- _Problem details_: Look through the data and write out every line with the word "this" in it.

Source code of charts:
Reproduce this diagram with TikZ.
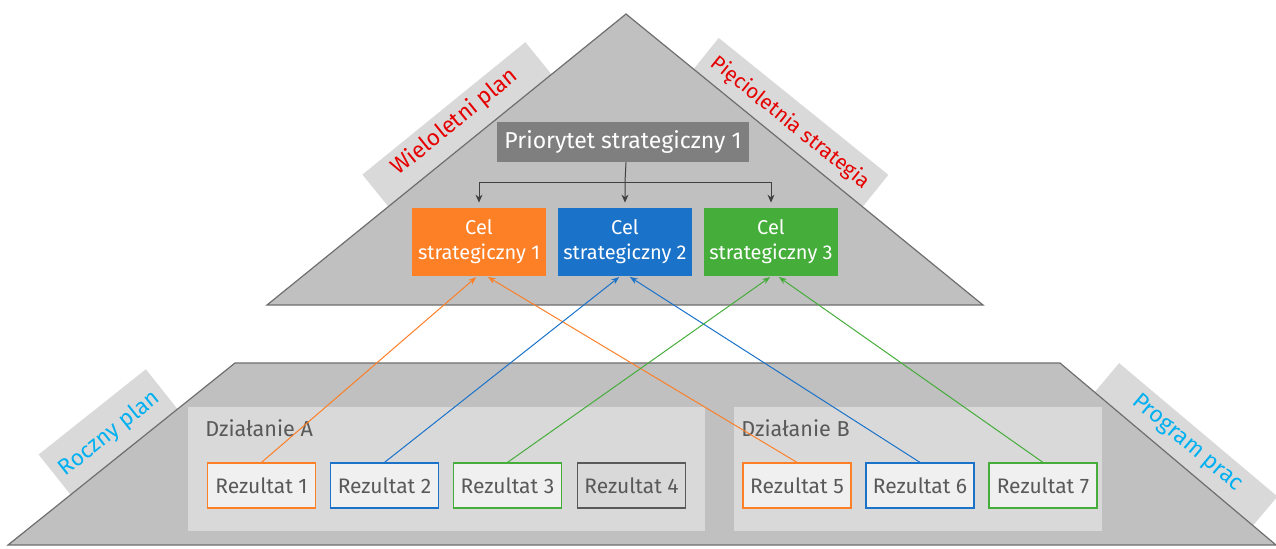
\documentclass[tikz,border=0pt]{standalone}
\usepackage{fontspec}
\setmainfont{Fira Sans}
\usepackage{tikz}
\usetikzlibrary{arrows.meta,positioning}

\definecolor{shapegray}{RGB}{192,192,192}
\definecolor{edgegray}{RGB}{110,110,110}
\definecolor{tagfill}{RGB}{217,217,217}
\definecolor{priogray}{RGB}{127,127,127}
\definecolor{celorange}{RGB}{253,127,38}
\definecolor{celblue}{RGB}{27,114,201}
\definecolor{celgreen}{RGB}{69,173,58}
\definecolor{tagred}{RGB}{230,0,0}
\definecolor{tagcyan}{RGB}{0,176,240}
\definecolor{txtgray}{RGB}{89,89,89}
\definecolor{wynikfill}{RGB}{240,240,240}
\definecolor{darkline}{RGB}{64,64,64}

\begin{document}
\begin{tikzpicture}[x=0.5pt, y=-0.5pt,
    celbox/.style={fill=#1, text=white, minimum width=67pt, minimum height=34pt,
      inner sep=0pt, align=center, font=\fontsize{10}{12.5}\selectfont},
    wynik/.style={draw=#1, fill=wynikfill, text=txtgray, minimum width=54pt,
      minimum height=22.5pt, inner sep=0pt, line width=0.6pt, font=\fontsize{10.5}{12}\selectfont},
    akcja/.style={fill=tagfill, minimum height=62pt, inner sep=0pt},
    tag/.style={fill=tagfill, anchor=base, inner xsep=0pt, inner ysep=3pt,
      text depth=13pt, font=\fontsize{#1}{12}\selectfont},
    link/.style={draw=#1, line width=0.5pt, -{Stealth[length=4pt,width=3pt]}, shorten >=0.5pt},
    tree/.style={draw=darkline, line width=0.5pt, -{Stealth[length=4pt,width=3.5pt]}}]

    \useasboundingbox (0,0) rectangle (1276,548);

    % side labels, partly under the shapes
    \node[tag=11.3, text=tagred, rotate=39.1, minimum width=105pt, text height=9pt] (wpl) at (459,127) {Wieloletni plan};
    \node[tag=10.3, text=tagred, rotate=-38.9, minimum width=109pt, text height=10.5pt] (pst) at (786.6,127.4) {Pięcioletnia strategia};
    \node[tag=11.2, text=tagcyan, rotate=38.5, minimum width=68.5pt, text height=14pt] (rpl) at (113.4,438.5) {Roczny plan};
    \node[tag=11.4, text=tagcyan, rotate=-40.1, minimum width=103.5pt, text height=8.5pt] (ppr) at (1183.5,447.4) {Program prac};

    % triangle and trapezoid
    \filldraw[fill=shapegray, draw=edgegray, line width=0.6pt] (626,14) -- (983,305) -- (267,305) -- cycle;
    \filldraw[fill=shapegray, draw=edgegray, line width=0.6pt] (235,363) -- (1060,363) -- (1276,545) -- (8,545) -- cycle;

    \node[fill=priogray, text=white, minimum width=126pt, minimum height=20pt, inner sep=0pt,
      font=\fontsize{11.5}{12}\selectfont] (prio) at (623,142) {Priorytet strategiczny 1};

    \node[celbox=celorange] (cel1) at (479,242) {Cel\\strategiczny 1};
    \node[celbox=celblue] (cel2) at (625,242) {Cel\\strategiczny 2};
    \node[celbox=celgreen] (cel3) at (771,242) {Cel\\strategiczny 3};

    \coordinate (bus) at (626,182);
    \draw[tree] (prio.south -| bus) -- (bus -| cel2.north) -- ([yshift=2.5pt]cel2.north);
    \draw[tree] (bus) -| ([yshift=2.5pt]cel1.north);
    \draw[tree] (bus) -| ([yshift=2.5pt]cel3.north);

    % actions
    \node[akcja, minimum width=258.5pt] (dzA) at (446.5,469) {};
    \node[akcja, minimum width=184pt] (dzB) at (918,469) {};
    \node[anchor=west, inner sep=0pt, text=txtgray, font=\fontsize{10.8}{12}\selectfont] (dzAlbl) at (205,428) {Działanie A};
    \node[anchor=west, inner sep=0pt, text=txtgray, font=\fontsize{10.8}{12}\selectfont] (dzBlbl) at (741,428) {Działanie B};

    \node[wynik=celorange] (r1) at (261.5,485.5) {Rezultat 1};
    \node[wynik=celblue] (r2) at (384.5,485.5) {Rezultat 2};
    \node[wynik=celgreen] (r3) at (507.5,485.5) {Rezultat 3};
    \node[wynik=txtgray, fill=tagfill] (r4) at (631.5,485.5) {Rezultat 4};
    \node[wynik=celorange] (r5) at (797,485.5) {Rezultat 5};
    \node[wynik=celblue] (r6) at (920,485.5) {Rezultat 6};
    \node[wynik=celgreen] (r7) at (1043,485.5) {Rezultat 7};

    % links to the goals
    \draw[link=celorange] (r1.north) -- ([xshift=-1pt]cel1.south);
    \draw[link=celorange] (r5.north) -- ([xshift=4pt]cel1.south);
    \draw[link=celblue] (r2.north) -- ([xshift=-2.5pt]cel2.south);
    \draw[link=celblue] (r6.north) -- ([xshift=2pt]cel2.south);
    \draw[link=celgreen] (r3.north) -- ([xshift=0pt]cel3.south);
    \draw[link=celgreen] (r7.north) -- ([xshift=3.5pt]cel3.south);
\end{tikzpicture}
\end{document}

* * *

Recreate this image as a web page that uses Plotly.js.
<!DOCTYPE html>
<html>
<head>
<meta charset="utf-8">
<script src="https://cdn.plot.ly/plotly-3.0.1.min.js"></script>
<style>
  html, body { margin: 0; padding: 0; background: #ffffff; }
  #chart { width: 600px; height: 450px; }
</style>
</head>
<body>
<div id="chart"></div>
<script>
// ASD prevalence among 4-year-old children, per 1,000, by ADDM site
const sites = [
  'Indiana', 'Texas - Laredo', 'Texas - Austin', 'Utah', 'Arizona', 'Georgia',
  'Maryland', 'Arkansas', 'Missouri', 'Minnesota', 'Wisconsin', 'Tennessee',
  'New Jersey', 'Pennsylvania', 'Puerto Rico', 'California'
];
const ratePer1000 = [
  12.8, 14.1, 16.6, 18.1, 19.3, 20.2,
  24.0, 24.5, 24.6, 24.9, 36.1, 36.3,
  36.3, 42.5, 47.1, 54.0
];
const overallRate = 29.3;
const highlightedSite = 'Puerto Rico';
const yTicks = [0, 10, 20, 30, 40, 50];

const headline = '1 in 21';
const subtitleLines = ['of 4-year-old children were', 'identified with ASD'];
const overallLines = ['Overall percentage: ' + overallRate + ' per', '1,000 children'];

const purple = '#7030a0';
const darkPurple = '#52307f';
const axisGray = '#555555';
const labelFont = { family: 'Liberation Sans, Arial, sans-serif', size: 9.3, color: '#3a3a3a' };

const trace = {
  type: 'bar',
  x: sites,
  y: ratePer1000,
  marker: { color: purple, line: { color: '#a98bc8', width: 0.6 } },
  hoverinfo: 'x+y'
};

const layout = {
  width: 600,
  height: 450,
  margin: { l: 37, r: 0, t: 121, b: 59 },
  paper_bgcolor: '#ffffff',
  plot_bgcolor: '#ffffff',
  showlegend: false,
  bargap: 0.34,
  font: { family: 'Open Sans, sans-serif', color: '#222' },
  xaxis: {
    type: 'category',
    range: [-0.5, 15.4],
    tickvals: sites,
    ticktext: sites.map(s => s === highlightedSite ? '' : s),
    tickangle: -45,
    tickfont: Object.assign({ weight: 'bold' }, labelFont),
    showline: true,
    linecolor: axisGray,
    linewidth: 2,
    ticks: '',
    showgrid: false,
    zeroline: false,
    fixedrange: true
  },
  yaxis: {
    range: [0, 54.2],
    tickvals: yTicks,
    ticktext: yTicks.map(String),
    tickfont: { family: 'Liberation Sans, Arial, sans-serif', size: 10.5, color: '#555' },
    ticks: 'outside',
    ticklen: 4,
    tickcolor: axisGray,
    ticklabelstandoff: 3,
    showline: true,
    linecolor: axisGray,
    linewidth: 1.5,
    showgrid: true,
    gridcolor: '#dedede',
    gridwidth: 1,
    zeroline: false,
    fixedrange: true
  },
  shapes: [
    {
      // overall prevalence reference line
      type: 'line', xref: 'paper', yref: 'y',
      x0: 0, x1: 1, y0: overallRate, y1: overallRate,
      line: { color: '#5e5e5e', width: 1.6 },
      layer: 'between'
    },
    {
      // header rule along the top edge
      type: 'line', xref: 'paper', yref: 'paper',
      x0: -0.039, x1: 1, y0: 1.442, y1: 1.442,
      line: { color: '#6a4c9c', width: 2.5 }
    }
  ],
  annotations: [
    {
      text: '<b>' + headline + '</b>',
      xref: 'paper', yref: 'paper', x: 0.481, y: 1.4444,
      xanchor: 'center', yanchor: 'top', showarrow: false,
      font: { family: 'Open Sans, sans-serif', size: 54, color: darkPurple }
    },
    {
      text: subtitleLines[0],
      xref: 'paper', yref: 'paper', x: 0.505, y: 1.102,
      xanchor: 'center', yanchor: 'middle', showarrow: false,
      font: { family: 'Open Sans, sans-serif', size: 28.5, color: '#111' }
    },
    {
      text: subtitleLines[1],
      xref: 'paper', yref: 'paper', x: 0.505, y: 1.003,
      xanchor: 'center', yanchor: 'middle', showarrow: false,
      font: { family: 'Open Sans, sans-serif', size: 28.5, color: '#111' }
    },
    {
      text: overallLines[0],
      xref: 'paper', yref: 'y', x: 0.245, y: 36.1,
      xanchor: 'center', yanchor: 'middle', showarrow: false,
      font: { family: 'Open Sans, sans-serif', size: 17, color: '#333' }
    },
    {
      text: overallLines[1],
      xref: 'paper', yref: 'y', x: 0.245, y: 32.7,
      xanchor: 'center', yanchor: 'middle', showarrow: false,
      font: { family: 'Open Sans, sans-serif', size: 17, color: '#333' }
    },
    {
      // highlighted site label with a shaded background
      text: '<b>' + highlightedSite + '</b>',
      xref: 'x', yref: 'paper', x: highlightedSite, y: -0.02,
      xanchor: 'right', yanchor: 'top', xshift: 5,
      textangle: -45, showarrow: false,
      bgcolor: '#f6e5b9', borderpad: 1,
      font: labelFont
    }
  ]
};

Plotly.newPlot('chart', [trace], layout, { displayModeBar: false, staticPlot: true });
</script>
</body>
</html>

- _Worked answer_:
Reproduce this diagram with TikZ.
Recreate this image as a web page that uses Plotly.js.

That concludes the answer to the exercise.